Governor Brown, Prison Officials In Danger Of Contempt Of Court Over Prison Overpopulation Order

A three-judge federal court has rejected a bid by Gov. Jerry Brown for modification of its order for the reduction of the number of inmates in the state’s overcrowded prisons.

“The constitutional violations with respect to the provision of medical and mental health care are still ongoing,” the court said in a ruling issued Thursday in San Francisco.

The 2009 order, which was upheld by the U.S. Supreme Court in 2011, requires the state to reduce the population of its 33 adult prisons to 110,000, or 137.5 percent of planned capacity, by Dec. 31.

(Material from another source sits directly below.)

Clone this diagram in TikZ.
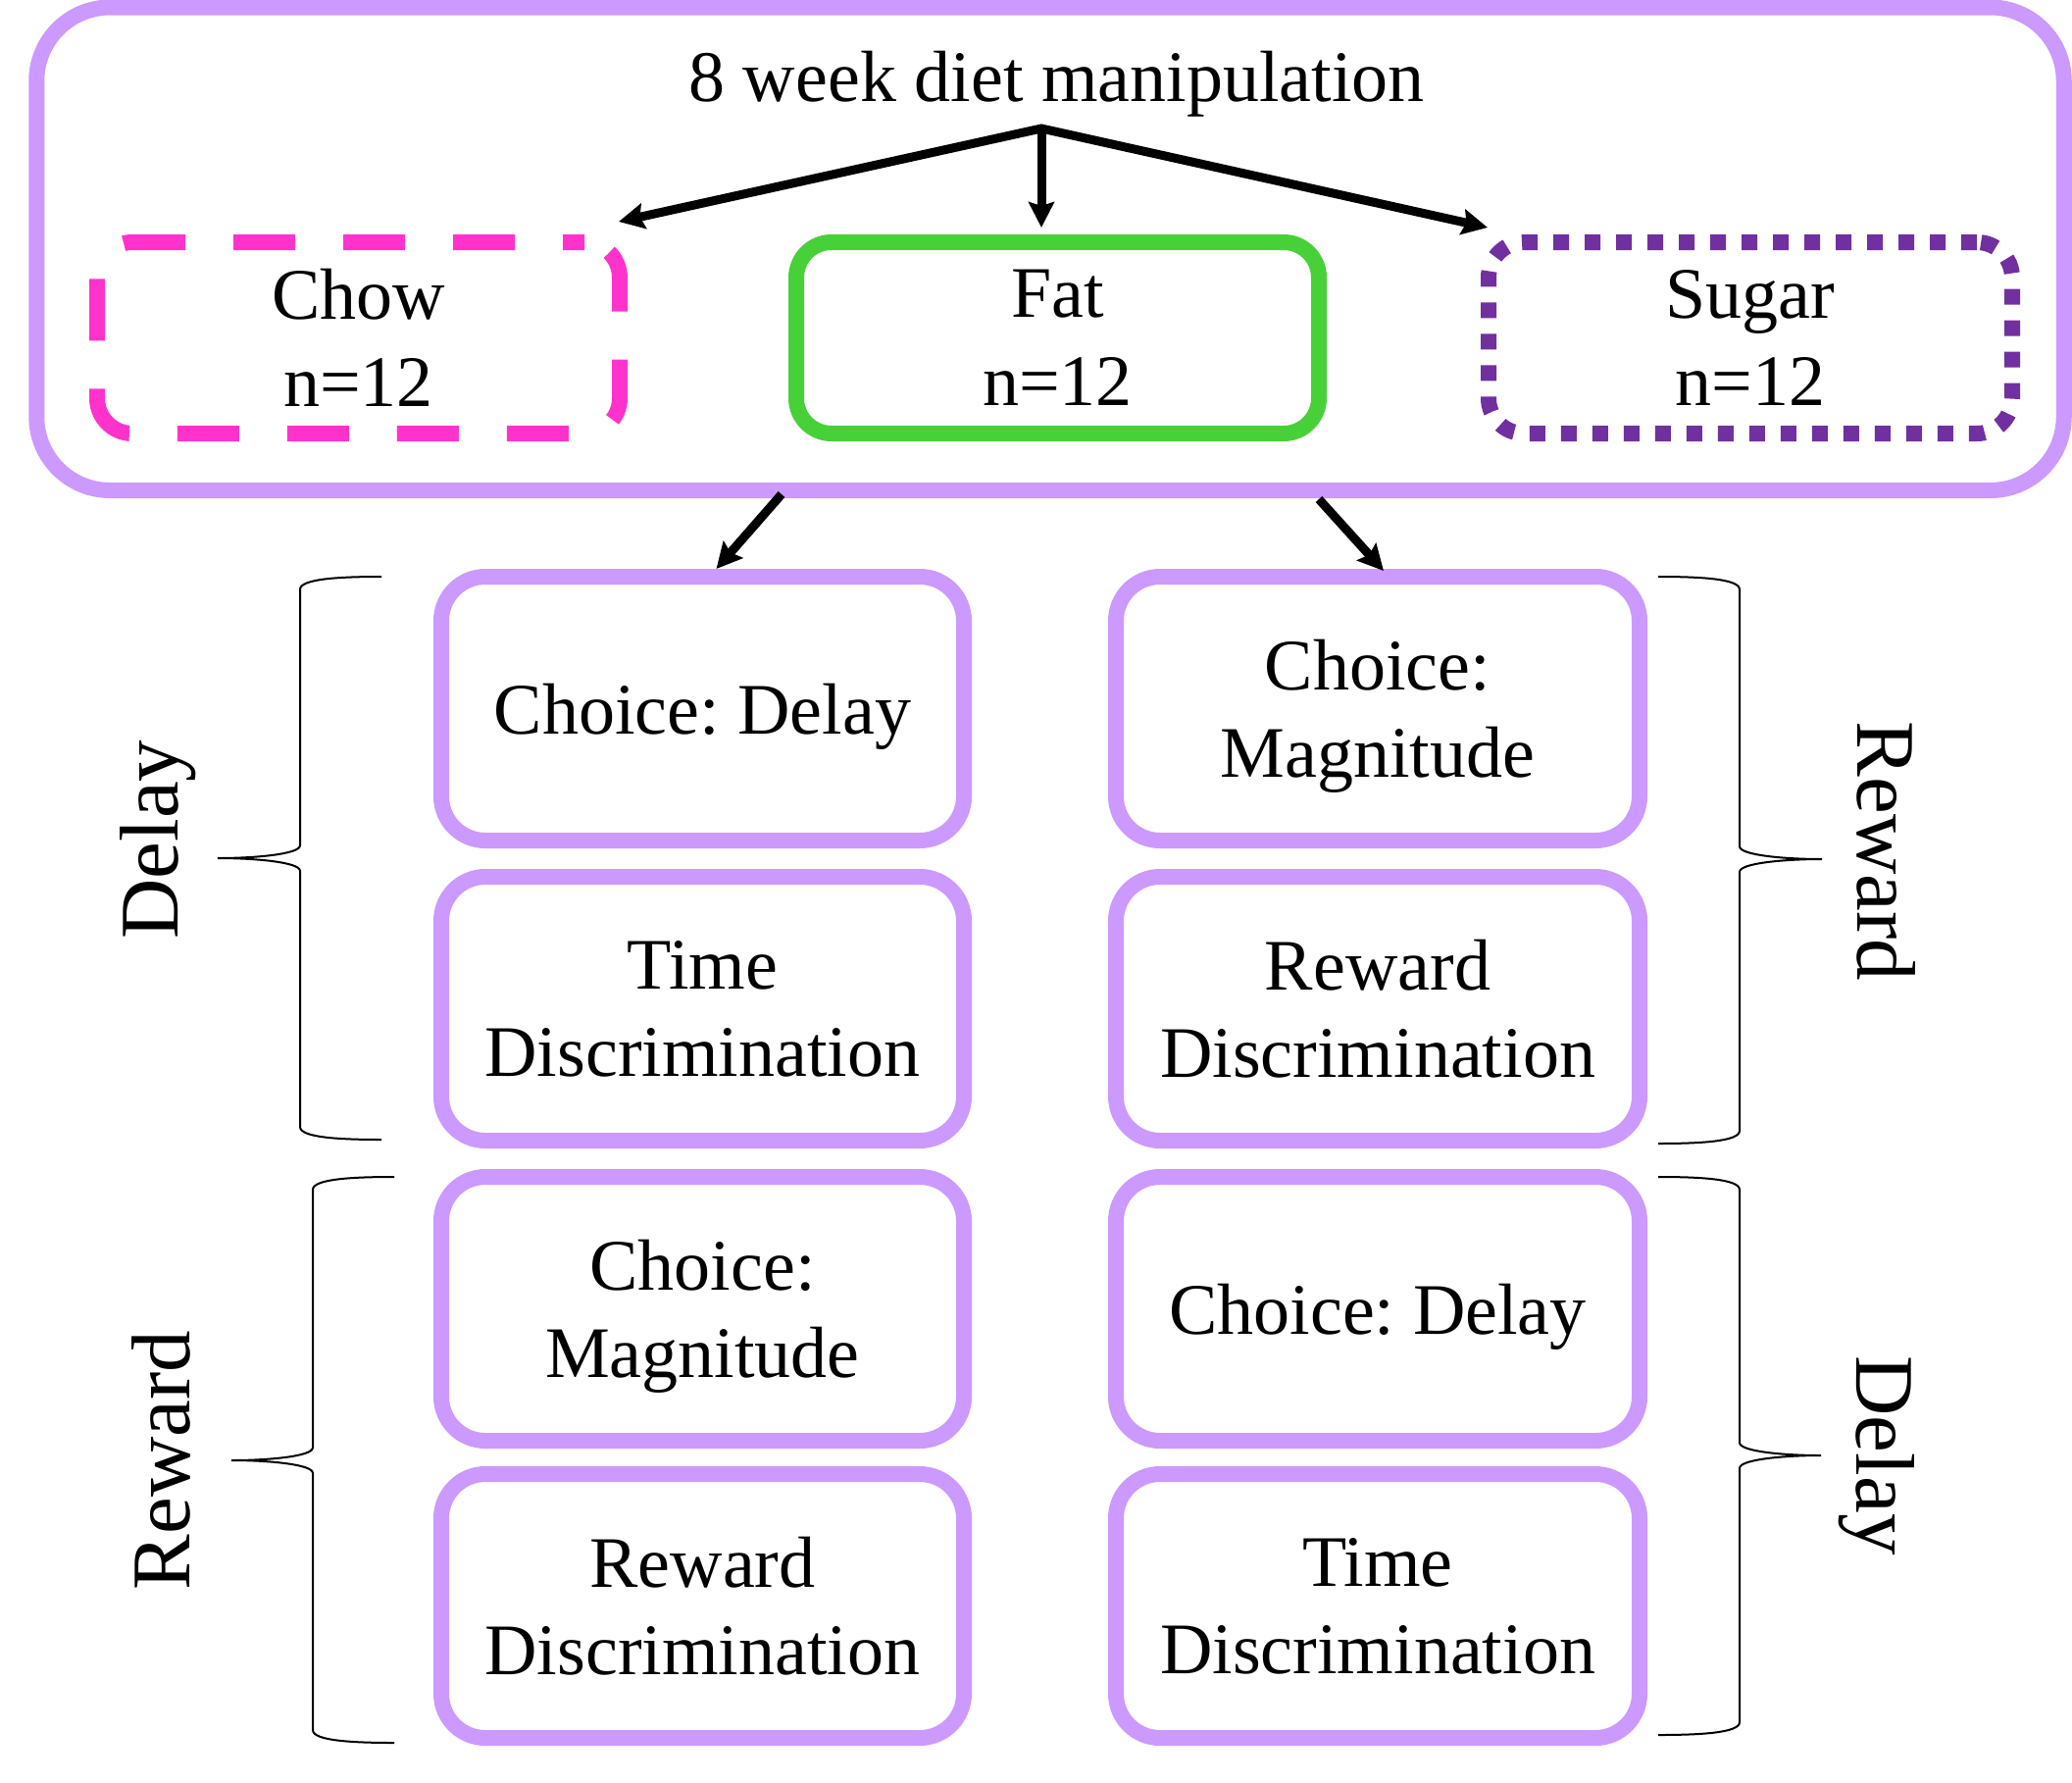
\documentclass[tikz,border=0pt]{standalone}
\usepackage{fontspec}
\setmainfont{Liberation Serif}
\usetikzlibrary{arrows.meta,calc}
\definecolor{lpurple}{RGB}{204,153,255}
\definecolor{pinkc}{RGB}{255,51,204}
\definecolor{greenc}{RGB}{72,208,56}
\definecolor{dpurple}{RGB}{112,48,160}
\newcommand{\bxfont}{\fontsize{74}{89.5}\selectfont}
\newcommand{\lblfont}{\fontsize{85}{100}\selectfont}
\frenchspacing
% #1 tip x, #2 line x, #3 point x, #4 top y, #5 bottom y, #6 middle y
\newcommand{\DrawBrace}[6]{%
  \draw[bracestyle] (#1,#4) .. controls ({#2+0.5*(#1-#2)},#4) and (#2,{#4+2}) .. (#2,{#4+13})
    -- (#2,{#6-13}) .. controls (#2,{#6-4}) and ({#3+0.45*(#2-#3)},#6) .. (#3,#6)
    .. controls ({#3+0.45*(#2-#3)},#6) and (#2,{#6+4}) .. (#2,{#6+13})
    -- (#2,{#5-13}) .. controls (#2,{#5-2}) and ({#2+0.5*(#1-#2)},#5) .. (#1,#5);}
\begin{document}
\begin{tikzpicture}[x=1pt,y=-1pt,
  box/.style={draw=lpurple,line width=16pt,rounded corners=45pt,minimum width=533pt,
    minimum height=269pt,inner sep=0pt,outer sep=0pt,align=center,font=\bxfont,text depth=0pt},
  diet/.style={line width=16pt,rounded corners=36pt,minimum width=533pt,
    minimum height=195pt,inner sep=0pt,outer sep=0pt,align=center,font=\bxfont,text depth=-8pt},
  tip/.tip={Stealth[length=26pt,width=26pt,inset=4pt]},
  arr/.style={line width=9pt,-tip},
  bracestyle/.style={line width=2pt,black},
  lbl/.style={font=\lblfont,anchor=base,inner sep=0pt}]
\useasboundingbox (0,0) rectangle (2113,1818);
% outer frame
\node[draw=lpurple,line width=16pt,rounded corners=75pt,minimum width=2067.5pt,
  minimum height=492.5pt,inner sep=0pt,outer sep=0pt] (outer) at (1071,253.75) {};
\node[anchor=base,font=\bxfont,inner sep=0pt] (title) at (1077.5,103) {8 week diet manipulation};
\coordinate (apex) at (1062,131);
% diet boxes
\node[diet,draw=pinkc,dash pattern=on 63pt off 49pt,dash phase=41pt] (chow) at (365.5,344.5) {Chow\\n=12};
\node[diet,draw=greenc] (fat) at (1078.5,344.5) {Fat\\n=12};
\node[diet,draw=dpurple,minimum width=534pt,dash pattern=on 16pt off 16pt] (sugar) at (1785,344.5) {Sugar\\n=12};
% arrows from title
\draw[line width=9pt,tip-tip,line join=miter]
  ($(chow.north east)+(-1,-21)$) -- (apex) -- ($(sugar.north west)+(-1,-15)$);
\draw[arr] (apex) -- ($(apex |- fat.north)+(0,-15)$);
% task boxes
\node[box] (L1) at (716.5,722.5) {Choice: Delay};
\node[box] (L2) at (716.5,1028.5) {Time\\Discrimination};
\node[box] (L3) at (716.5,1334.5) {Choice:\\Magnitude};
\node[box] (L4) at (716.5,1637.5) {Reward\\Discrimination};
\node[box,minimum width=534pt] (R1) at (1405,722.5) {Choice:\\Magnitude};
\node[box,minimum width=534pt] (R2) at (1405,1028.5) {Reward\\Discrimination};
\node[box,minimum width=534pt] (R3) at (1405,1334.5) {Choice: Delay};
\node[box,minimum width=534pt] (R4) at (1405,1637.5) {Time\\Discrimination};
% arrows from frame
\draw[arr] ($(outer.south)+(-274,4)$) -- ($(L1.north)+(14,-8)$);
\draw[arr] ($(outer.south)+(274,9)$) -- ($(R1.north)+(6,-6)$);
% braces
\DrawBrace{389}{306}{222}{588}{1162}{875}
\DrawBrace{402}{319}{236}{1200}{1777}{1489}
\DrawBrace{1691}{1774}{1858}{588}{1166}{876}
\DrawBrace{1691}{1774}{1857}{1200}{1769}{1484}
% brace labels
\node[lbl,rotate=90] (lDelay) at (181,856) {Delay};
\node[lbl,rotate=90] (lReward) at (193,1489) {Reward};
\node[lbl,rotate=-90] (rReward) at (1894,868) {Reward};
\node[lbl,rotate=-90] (rDelay) at (1893,1484) {Delay};
\end{tikzpicture}
\end{document}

The prisons now house 119,400 inmates, according to the state Department of Corrections and Rehabilitation.
The panel mandated the reduction four years ago after concluding that severe overcrowding was primary cause of “woefully and constitutionally inadequate” health care in the prisons.

At the time, the prisons held 150,000 inmates, or nearly double the planned capacity of 80,000. Much of the reduction since then has been achieved through the so-called realignment policy, in which low-level offenders are placed in county jails instead of state prisons.

Brown, arguing that conditions have now improved, asked the panel in January to lift or ease the reduction order.

But the court said Brown hadn’t shown that the health care now meets constitutional standards or that there were any other circumstances to justify lifting the order.

Elsewhere

Court rejects Brown on prison crowding [Chron]
Judges deny California bid to end prison oversight [AP via Ex]

Corrections Department spokeswoman Deborah Hoffman said the state will appeal.

Hoffman said California has invested more than $1 billion in its prison health care system and now provides “timely and effective health care to inmates that far exceeds what the Constitution requires.”

The three-judge court is made up of U.S. District Judges Thelton Henderson of San Francisco and Lawrence Karlton of Sacramento and 9th U.S. Circuit Court of Appeals Judge Stephen Reinhardt of Los Angeles.

Henderson and Karlton are presiding over two long-running civil rights cases in which prisoners challenged the adequacy of medical and mental health care.

The judges noted that the Supreme Court found the 137.5 percent population cap necessary and said, “Defendants have already lost this argument, and they should not be allowed to relitigate it.”

The judges said they will consider finding Brown and prison officials in contempt of court if they do not comply with the order. They said it is up to the Brown administration to decide how to reduce the population, but suggested that officials could achieve the goal safely by expanding good-behavior credits and releasing low-risk elderly prisoners early.

The three-member court was convened under a federal law that provides that in prison civil rights cases, an order to reduce inmate population can be made only by a three-judge panel, rather than by a single judge, and only as a last resort.